Items from a data source:
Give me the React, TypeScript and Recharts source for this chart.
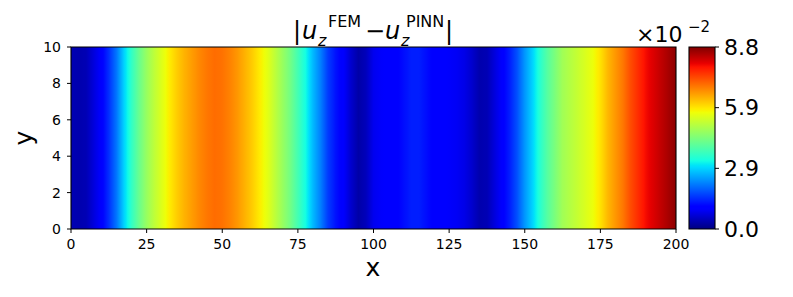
import React from 'react';
import { ComposedChart, XAxis, YAxis, ReferenceArea } from 'recharts';

// sample positions along x (the field is nearly uniform along y)
const xSamples = [
  0, 2.5, 5, 7.5, 10, 12.5, 15, 17.5, 20, 22.5, 25, 27.5, 30, 32.5, 35, 37.5, 40, 42.5, 45, 47.5,
  50, 52.5, 55, 57.5, 60, 62.5, 65, 67.5, 70, 72.5, 75, 77.5, 80, 82.5, 85, 87.5, 90, 92.5, 95, 97.5,
  100, 102.5, 105, 107.5, 110, 112.5, 115, 117.5, 120, 122.5, 125, 127.5, 130, 132.5, 135, 137.5, 140, 142.5, 145, 147.5,
  150, 152.5, 155, 157.5, 160, 162.5, 165, 167.5, 170, 172.5, 175, 177.5, 180, 182.5, 185, 187.5, 190, 192.5, 195, 197.5, 200,
];
// |u_z^FEM - u_z^PINN| in units of 1e-2
const errorValues = [
  0.4, 0.35, 0.4, 0.7, 1.0, 1.5, 2.1, 2.9, 3.6, 4.2, 4.7, 5.1, 5.45, 5.8, 6.1, 6.35, 6.55, 6.75, 6.9, 7.0,
  6.95, 6.8, 6.6, 6.35, 6.1, 5.8, 5.5, 5.1, 4.7, 4.3, 3.8, 3.3, 2.7, 2.2, 1.6, 1.25, 1.0, 0.6, 0.3, 0.45,
  0.85, 0.95, 1.0, 1.05, 1.2, 1.35, 1.35, 1.2, 1.05, 1.0, 0.95, 0.9, 0.8, 0.6, 0.35, 0.4, 0.7, 1.0, 1.35, 1.8,
  2.4, 2.9, 3.5, 4.0, 4.4, 4.8, 5.0, 5.2, 5.4, 5.6, 5.9, 6.3, 6.6, 6.9, 7.3, 7.6, 7.9, 8.1, 8.3, 8.5, 8.7,
];
const xTicks = [0, 25, 50, 75, 100, 125, 150, 175, 200];
const yTicks = [0, 2, 4, 6, 8, 10];
const colorbarTicks = [0, 2.933, 5.867, 8.8];
const vMin = 0;
const vMax = 8.8;
const xDomain: [number, number] = [0, 200];
const yDomain: [number, number] = [0, 10];

// matplotlib "jet" colormap segment data
const JET_R: [number, number][] = [[0, 0], [0.35, 0], [0.66, 1], [0.89, 1], [1, 0.5]];
const JET_G: [number, number][] = [[0, 0], [0.125, 0], [0.375, 1], [0.64, 1], [0.91, 0], [1, 0]];
const JET_B: [number, number][] = [[0, 0.5], [0.11, 1], [0.34, 1], [0.65, 0], [1, 0]];
const JET_STOPS = [0, 0.11, 0.125, 0.34, 0.35, 0.375, 0.64, 0.65, 0.66, 0.89, 0.91, 1];

function seg(pts: [number, number][], t: number) {
  for (let i = 1; i < pts.length; i++) {
    if (t <= pts[i][0]) {
      const [x0, y0] = pts[i - 1];
      const [x1, y1] = pts[i];
      return y0 + ((y1 - y0) * (t - x0)) / (x1 - x0 || 1);
    }
  }
  return pts[pts.length - 1][1];
}
function jet(t: number) {
  const c = Math.max(0, Math.min(1, t));
  const h = (v: number) => Math.round(v * 255).toString(16).padStart(2, '0');
  return '#' + h(seg(JET_R, c)) + h(seg(JET_G, c)) + h(seg(JET_B, c));
}
const norm = (v: number) => (v - vMin) / (vMax - vMin);

const profile = xSamples.map((x, i) => ({ x, v: errorValues[i] }));
const cells = profile.slice(0, -1).map((p, i) => ({ x1: p.x, x2: profile[i + 1].x, v1: p.v, v2: profile[i + 1].v }));

const FONT = 'DejaVu Sans';
const tickStyle = { fontSize: 14, fill: '#000', fontFamily: FONT };

export default function App() {
  return (
    <div style={{ position: 'absolute', left: 0, top: 0, width: 793, height: 297, background: '#fff' }}>
      <div style={{ position: 'absolute', left: 0, top: 0 }}>
        <ComposedChart width={793} height={297} data={profile} margin={{ top: 47, right: 117, bottom: 0, left: 0 }}>
          <defs>
            {cells.map((c, i) => {
              // sub-stops so the jet colour path is followed inside each cell
              const stops = [0, 0.25, 0.5, 0.75, 1];
              return (
                <linearGradient key={i} id={`cell${i}`} x1="0" y1="0" x2="1" y2="0">
                  {stops.map((s) => (
                    <stop key={s} offset={s} stopColor={jet(norm(c.v1 + (c.v2 - c.v1) * s))} />
                  ))}
                </linearGradient>
              );
            })}
          </defs>
          <XAxis
            type="number"
            dataKey="x"
            domain={xDomain}
            ticks={xTicks}
            interval={0}
            allowDataOverflow
            height={68}
            tick={tickStyle}
            tickLine={{ stroke: '#000', strokeWidth: 1 }}
            axisLine={false}
            tickSize={4}
            tickMargin={6}
          />
          <YAxis
            type="number"
            domain={yDomain}
            ticks={yTicks}
            interval={0}
            allowDataOverflow
            width={71}
            tick={tickStyle}
            tickLine={{ stroke: '#000', strokeWidth: 1 }}
            axisLine={false}
            tickSize={4}
            tickMargin={6}
          />
          {cells.map((c, i) => (
            <ReferenceArea
              key={i}
              x1={c.x1}
              x2={c.x2}
              y1={yDomain[0]}
              y2={yDomain[1]}
              fill={`url(#cell${i})`}
              fillOpacity={1}
              stroke="none"
              ifOverflow="visible"
              shapeRendering="crispEdges"
            />
          ))}
          <ReferenceArea
            x1={xDomain[0]}
            x2={xDomain[1]}
            y1={yDomain[0]}
            y2={yDomain[1]}
            fill="none"
            fillOpacity={0}
            stroke="#000"
            strokeWidth={1.1}
            ifOverflow="visible"
          />
        </ComposedChart>
      </div>
      <div style={{ position: 'absolute', left: 0, top: 0 }}>
        <ComposedChart width={793} height={297} data={[{ c: 0 }, { c: 1 }]} margin={{ top: 47, right: 0, bottom: 68, left: 689 }}>
          <defs>
            <linearGradient id="jetBar" x1="0" y1="1" x2="0" y2="0">
              {JET_STOPS.map((s) => (
                <stop key={s} offset={s} stopColor={jet(s)} />
              ))}
            </linearGradient>
          </defs>
          <XAxis type="number" dataKey="c" domain={[0, 1]} hide />
          <YAxis
            type="number"
            orientation="right"
            domain={[vMin, vMax]}
            ticks={colorbarTicks}
            interval={0}
            allowDataOverflow
            width={78}
            tick={{ fontSize: 22, fill: '#000', fontFamily: FONT }}
            tickFormatter={(v: number) => v.toFixed(1)}
            tickLine={{ stroke: '#000', strokeWidth: 1 }}
            axisLine={false}
            tickSize={4}
            tickMargin={5}
          />
          <ReferenceArea
            x1={0}
            x2={1}
            y1={vMin}
            y2={vMax}
            fill="url(#jetBar)"
            fillOpacity={1}
            stroke="#000"
            strokeWidth={1.1}
            ifOverflow="visible"
          />
        </ComposedChart>
      </div>
      <svg width={793} height={297} style={{ position: 'absolute', left: 0, top: 0, pointerEvents: 'none' }}>
        <g fontFamily={FONT} fill="#000">
          {/* title */}
          <text x={293} y={39} fontSize={24}>|</text>
          <text x={302} y={39} fontSize={24} fontStyle="italic">u</text>
          <text x={318} y={46} fontSize={16} fontStyle="italic">z</text>
          <text x={328} y={27} fontSize={16}>FEM</text>
          <text x={365} y={39} fontSize={24}>−</text>
          <text x={385} y={39} fontSize={24} fontStyle="italic">u</text>
          <text x={401} y={46} fontSize={16} fontStyle="italic">z</text>
          <text x={406} y={27} fontSize={16}>PINN</text>
          <text x={445} y={39} fontSize={24}>|</text>
          {/* colorbar offset */}
          <text x={636} y={42} fontSize={22}>×10</text>
          <text x={688} y={32} fontSize={15}>−2</text>
          {/* axis labels */}
          <text x={373} y={276} fontSize={25} textAnchor="middle">x</text>
          <text x={32} y={138} fontSize={25} textAnchor="middle" transform="rotate(-90, 32, 138)">y</text>
        </g>
      </svg>
    </div>
  );
}
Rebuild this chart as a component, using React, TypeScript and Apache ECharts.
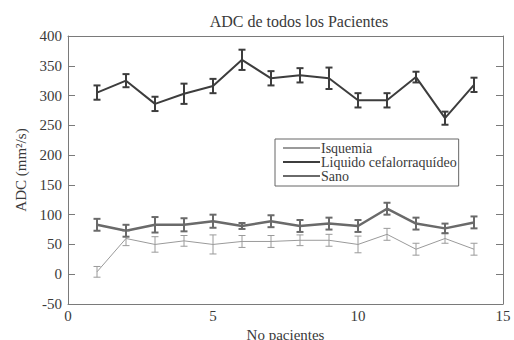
import React, { useEffect, useRef } from "react";
import * as echarts from "echarts";

const patients = [1, 2, 3, 4, 5, 6, 7, 8, 9, 10, 11, 12, 13, 14];
const liquido = [305, 325, 286, 303, 316, 360, 329, 334, 329, 292, 292, 331, 262, 318];
const liquidoErr = [12, 11, 12, 17, 12, 17, 12, 12, 18, 12, 12, 9, 11, 12];
const sano = [83, 73, 83, 83, 89, 81, 89, 81, 85, 81, 110, 85, 77, 87];
const sanoErr = [10, 10, 13, 11, 11, 5, 10, 10, 10, 10, 10, 10, 8, 10];
const isquemia = [4, 60, 50, 56, 50, 55, 55, 57, 57, 50, 67, 42, 60, 42];
const isquemiaErr = [9, 12, 13, 9, 16, 10, 10, 9, 10, 14, 10, 10, 8, 10];

const FONT = "Liberation Serif";
const TXT = "#3a3a3a";

export default function App() {
  const ref = useRef<HTMLDivElement>(null);
  useEffect(() => {
    if (!ref.current) return;
    const chart = echarts.init(ref.current, undefined, { renderer: "svg" });

    const lineSeries = (name: string, vals: number[], color: string, width: number) => ({
      name,
      type: "line",
      data: patients.map((p, i) => [p, vals[i]]),
      symbol: "none",
      showSymbol: false,
      lineStyle: { color, width },
      itemStyle: { color },
      z: 3,
    });

    const errSeries = (name: string, vals: number[], errs: number[], color: string, width: number) => ({
      name,
      type: "custom",
      data: patients.map((p, i) => [p, vals[i] - errs[i], vals[i] + errs[i]]),
      renderItem: (params: any, api: any) => {
        const x = api.value(0);
        const lo = api.coord([x, api.value(1)]);
        const hi = api.coord([x, api.value(2)]);
        const hw = 3.5;
        const style = { stroke: color, lineWidth: width };
        return {
          type: "group",
          children: [
            { type: "line", shape: { x1: lo[0], y1: lo[1], x2: hi[0], y2: hi[1] }, style },
            { type: "line", shape: { x1: lo[0] - hw, y1: lo[1], x2: lo[0] + hw, y2: lo[1] }, style },
            { type: "line", shape: { x1: hi[0] - hw, y1: hi[1], x2: hi[0] + hw, y2: hi[1] }, style },
          ],
        };
      },
      encode: { x: 0, y: [1, 2] },
      z: 4,
    });

    const axisLine = { show: true, onZero: false, lineStyle: { color: "#7a7a7a", width: 1 } };
    const yTick = { show: true, inside: true, length: 7, lineStyle: { color: "#7a7a7a" } };

    chart.setOption({
      animation: false,
      backgroundColor: "#fff",
      textStyle: { fontFamily: FONT },
      title: {
        text: "ADC de todos los Pacientes",
        left: 294,
        textAlign: "center",
        top: 8,
        textStyle: { fontFamily: FONT, fontWeight: "normal", fontSize: 16, color: TXT },
      },
      grid: { left: 68, right: 11, top: 36, bottom: 36, containLabel: false, outerBoundsMode: "none" },
      legend: {
        orient: "vertical",
        left: 275,
        top: 139,
        data: [
          { name: "Isquemia", icon: "rect" },
          { name: "Liquido cefalorraquídeo", icon: "rect" },
          { name: "Sano", icon: "rect" },
        ],
        itemWidth: 37,
        itemHeight: 2,
        itemGap: 0,
        padding: [2, 2, 3, 8],
        borderColor: "#666",
        borderWidth: 1,
        borderRadius: 0,
        backgroundColor: "#fff",
        textStyle: { fontFamily: FONT, fontSize: 14, color: TXT, padding: [0, 0, 0, -4], lineHeight: 14 },
        selectedMode: false,
      },
      xAxis: [
        {
          type: "value",
          min: 0,
          max: 15,
          interval: 5,
          name: "No pacientes",
          nameLocation: "middle",
          nameGap: 17,
          nameTextStyle: { fontFamily: FONT, fontSize: 15, color: TXT },
          axisLine,
          axisTick: { show: false },
          splitLine: { show: false },
          axisLabel: { fontFamily: FONT, fontSize: 15, color: TXT, margin: 4 },
        },
        {
          type: "value",
          position: "top",
          min: 0,
          max: 15,
          interval: 5,
          axisLine,
          axisTick: { show: false },
          axisLabel: { show: false },
          splitLine: { show: false },
        },
      ],
      yAxis: [
        {
          type: "value",
          min: -50,
          max: 400,
          interval: 50,
          name: "ADC (mm²/s)",
          nameLocation: "middle",
          nameGap: 40,
          nameTextStyle: { fontFamily: FONT, fontSize: 15, color: TXT },
          axisLine,
          axisTick: yTick,
          splitLine: { show: false },
          axisLabel: { fontFamily: FONT, fontSize: 15, color: TXT, margin: 6 },
        },
        {
          type: "value",
          position: "right",
          min: -50,
          max: 400,
          interval: 50,
          axisLine,
          axisTick: yTick,
          splitLine: { show: false },
          axisLabel: { show: false },
        },
      ],
      series: [
        lineSeries("Isquemia", isquemia, "#9a9a9a", 1),
        lineSeries("Liquido cefalorraquídeo", liquido, "#3d3d3d", 2),
        lineSeries("Sano", sano, "#6a6a6a", 2.5),
        errSeries("errIsq", isquemia, isquemiaErr, "#9a9a9a", 1),
        errSeries("errLiq", liquido, liquidoErr, "#3d3d3d", 2),
        errSeries("errSano", sano, sanoErr, "#6a6a6a", 2),
      ],
    });
    return () => chart.dispose();
  }, []);
  return <div ref={ref} style={{ width: 514, height: 340, position: "absolute", left: 0, top: 0 }} />;
}
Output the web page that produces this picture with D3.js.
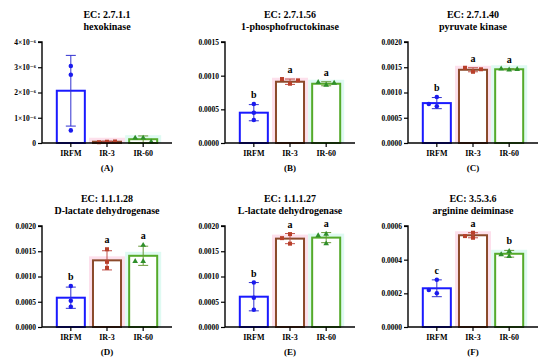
<!DOCTYPE html>
<html>
<head>
<meta charset="utf-8">
<script src="https://cdn.jsdelivr.net/npm/d3@7"></script>
<style>
  body { margin: 0; background: #fff; }
  svg text { font-family: "Liberation Serif", "DejaVu Serif", serif !important; font-weight: bold; }
</style>
</head>
<body>
<svg id="chart" width="550" height="363"></svg>
<script>
// groups on the x axis
const groups = ["IRFM", "IR-3", "IR-60"];

// one entry per panel, A to F
const ecNumbers = ["EC: 2.7.1.1", "EC: 2.7.1.56", "EC: 2.7.1.40", "EC: 1.1.1.28", "EC: 1.1.1.27", "EC: 3.5.3.6"];
const enzymeNames = ["hexokinase", "1-phosphofructokinase", "pyruvate kinase", "D-lactate dehydrogenase", "L-lactate dehydrogenase", "arginine deiminase"];
const panelTags = ["(A)", "(B)", "(C)", "(D)", "(E)", "(F)"];

const yTicks = [
  [0, 1e-6, 2e-6, 3e-6, 4e-6],
  [0, 0.0005, 0.0010, 0.0015],
  [0, 0.0005, 0.0010, 0.0015, 0.0020],
  [0, 0.0005, 0.0010, 0.0015, 0.0020],
  [0, 0.0005, 0.0010, 0.0015, 0.0020],
  [0, 0.0002, 0.0004, 0.0006]
];
const yTickLabelsA = ["0", "1×10⁻⁶", "2×10⁻⁶", "3×10⁻⁶", "4×10⁻⁶"];

// bar heights (mean) per panel, per group
const meanValues = [
  [2.07e-6, 0.05e-6, 0.15e-6],
  [0.00045, 0.00091, 0.00088],
  [0.00079, 0.00145, 0.00146],
  [0.00058, 0.00132, 0.00141],
  [0.00060, 0.00175, 0.00177],
  [0.00023, 0.000545, 0.000435]
];
// standard deviations
const sdValues = [
  [1.4e-6, 0.02e-6, 0.13e-6],
  [0.00012, 0.00004, 0.00003],
  [0.00011, 0.00004, 0.00001],
  [0.00021, 0.00019, 0.00019],
  [0.00028, 0.00010, 0.00010],
  [0.00005, 0.000015, 0.00002]
];
// replicates
const replicates = [
  [[3.05e-6, 2.7e-6, 0.5e-6], [0.05e-6, 0.03e-6, 0.06e-6], [0.2e-6, 0.2e-6, 0.05e-6]],
  [[0.00058, 0.00045, 0.00034], [0.00088, 0.00095, 0.00093], [0.00086, 0.00090, 0.00089]],
  [[0.00091, 0.00073, 0.00077], [0.00141, 0.00149, 0.00146], [0.00145, 0.00147, 0.00146]],
  [[0.00081, 0.00052, 0.00040], [0.00154, 0.00129, 0.00117], [0.00162, 0.00130, 0.00130]],
  [[0.00088, 0.00058, 0.00034], [0.00184, 0.00176, 0.00165], [0.00184, 0.00181, 0.00165]],
  [[0.00028, 0.00020, 0.00022], [0.00053, 0.00056, 0.00054], [0.00042, 0.00045, 0.00043]]
];
// significance letters
const sigLetters = [
  ["", "", ""],
  ["b", "a", "a"],
  ["b", "a", "a"],
  ["b", "a", "a"],
  ["b", "a", "a"],
  ["c", "a", "b"]
];

const barColor = { "IRFM": "#1a1aff", "IR-3": "#8b4a2b", "IR-60": "#55aa2a" };
const haloColor = { "IRFM": null, "IR-3": "#fde0ec", "IR-60": "#dffaf2" };
const dotColor = { "IRFM": "#1a1aee", "IR-3": "#b8402a", "IR-60": "#2f8f2a" };
const errColor = { "IRFM": "#3030d0", "IR-3": "#c0504a", "IR-60": "#6a9a3a" };
const symbolType = { "IRFM": d3.symbolCircle, "IR-3": d3.symbolSquare, "IR-60": d3.symbolTriangle };

const FONT = '"Liberation Serif", "DejaVu Serif", serif';

const svg = d3.select("#chart").attr("font-family", FONT);
svg.append("rect").attr("width", 550).attr("height", 363).attr("fill", "#fff");

const colX = [0, 183, 366];
const rowY = [0, 184];

ecNumbers.forEach((ec, p) => {
  const ox = colX[p % 3];
  const oy = rowY[Math.floor(p / 3)];
  const g = svg.append("g").attr("transform", `translate(${ox},${oy})`);

  const axisLeft = 42, axisRight = 172, top = 42, bottom = 143;
  const ticks = yTicks[p];

  const y = d3.scaleLinear().domain([0, ticks[ticks.length - 1]]).range([bottom, top]);
  const x = d3.scaleBand().domain(groups).range([54, 160]).paddingInner(0.17).paddingOuter(0.05);

  // titles
  g.append("text").attr("x", (axisLeft + axisRight) / 2).attr("y", 18)
    .attr("text-anchor", "middle").attr("font-size", 10).text(ec);
  g.append("text").attr("x", (axisLeft + axisRight) / 2).attr("y", 30)
    .attr("text-anchor", "middle").attr("font-size", 10).text(enzymeNames[p]);

  // bars
  groups.forEach((grp, i) => {
    const bx = x(grp), bw = x.bandwidth();
    const by = y(meanValues[p][i]);
    if (haloColor[grp]) {
      g.append("rect")
        .attr("x", bx - 3).attr("y", by - 4)
        .attr("width", bw + 6).attr("height", bottom - by + 4)
        .attr("fill", haloColor[grp]);
    }
    g.append("rect")
      .attr("x", bx + 1).attr("y", by)
      .attr("width", bw - 2).attr("height", Math.max(0, bottom - by))
      .attr("fill", "#fff")
      .attr("stroke", barColor[grp]).attr("stroke-width", 2);
  });

  // error bars
  groups.forEach((grp, i) => {
    const cx = x(grp) + x.bandwidth() / 2;
    const m = meanValues[p][i], s = sdValues[p][i];
    const lo = y(Math.max(0, m - s)), hi = y(m + s);
    const eg = g.append("g").attr("stroke", errColor[grp]).attr("stroke-width", 1);
    eg.append("line").attr("x1", cx).attr("x2", cx).attr("y1", lo).attr("y2", hi);
    eg.append("line").attr("x1", cx - 5).attr("x2", cx + 5).attr("y1", hi).attr("y2", hi);
    eg.append("line").attr("x1", cx - 5).attr("x2", cx + 5).attr("y1", lo).attr("y2", lo);
  });

  // replicate points, spread sideways when they overlap
  groups.forEach((grp, i) => {
    const cx = x(grp) + x.bandwidth() / 2;
    const placed = [];
    replicates[p][i].forEach(v => {
      const py = y(v);
      let dx = 0;
      for (const cand of [0, -8, 8, -14, 14]) {
        if (placed.every(q => Math.abs(q.dx - cand) > 5 || Math.abs(q.py - py) > 5)) { dx = cand; break; }
      }
      placed.push({ dx, py });
      g.append("path")
        .attr("d", d3.symbol().type(symbolType[grp]).size(grp === "IR-60" ? 14 : 16)())
        .attr("transform", `translate(${cx + dx},${py})`)
        .attr("fill", dotColor[grp]);
    });
  });

  // significance letters
  groups.forEach((grp, i) => {
    if (!sigLetters[p][i]) return;
    const cx = x(grp) + x.bandwidth() / 2;
    const topVal = Math.max(meanValues[p][i] + sdValues[p][i], d3.max(replicates[p][i]));
    g.append("text").attr("x", cx).attr("y", y(topVal) - 6)
      .attr("text-anchor", "middle").attr("font-size", 10).text(sigLetters[p][i]);
  });

  // y axis
  const yAxis = d3.axisLeft(y).tickValues(ticks).tickSize(4).tickPadding(2)
    .tickFormat((d, k) => p === 0 ? yTickLabelsA[k] : d3.format(".4f")(d));
  const ya = g.append("g").attr("transform", `translate(${axisLeft},0)`).call(yAxis);
  ya.attr("font-family", FONT);
  ya.selectAll("text").attr("font-size", 7.5).attr("fill", "#000");
  ya.selectAll("line").attr("stroke-width", 1.2);
  ya.select(".domain").attr("stroke-width", 1.4).attr("d", `M-4,${top}H0V${bottom}`);

  // x axis
  const xa = g.append("g").attr("transform", `translate(0,${bottom})`)
    .call(d3.axisBottom(x).tickSize(4).tickPadding(3));
  xa.attr("font-family", FONT);
  xa.select(".domain").attr("stroke-width", 1.4).attr("d", `M${axisLeft},0H${axisRight}`);
  xa.selectAll("line").attr("stroke-width", 1.2);
  xa.selectAll("text").attr("font-size", 8).attr("fill", "#000");

  g.append("text").attr("x", 107).attr("y", 171)
    .attr("text-anchor", "middle").attr("font-size", 9).text(panelTags[p]);
});
</script>
</body>
</html>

*PROBLEM:* Give the lines again word for word, from the start of the records to the line holding "XAxis, YAxis, ReferenceArea", both included, and leave out any picture.

*ANSWER:*
Give me the React, TypeScript and Recharts source for this chart.
import React from 'react';
import { ComposedChart, XAxis, YAxis, ReferenceArea } from 'recharts';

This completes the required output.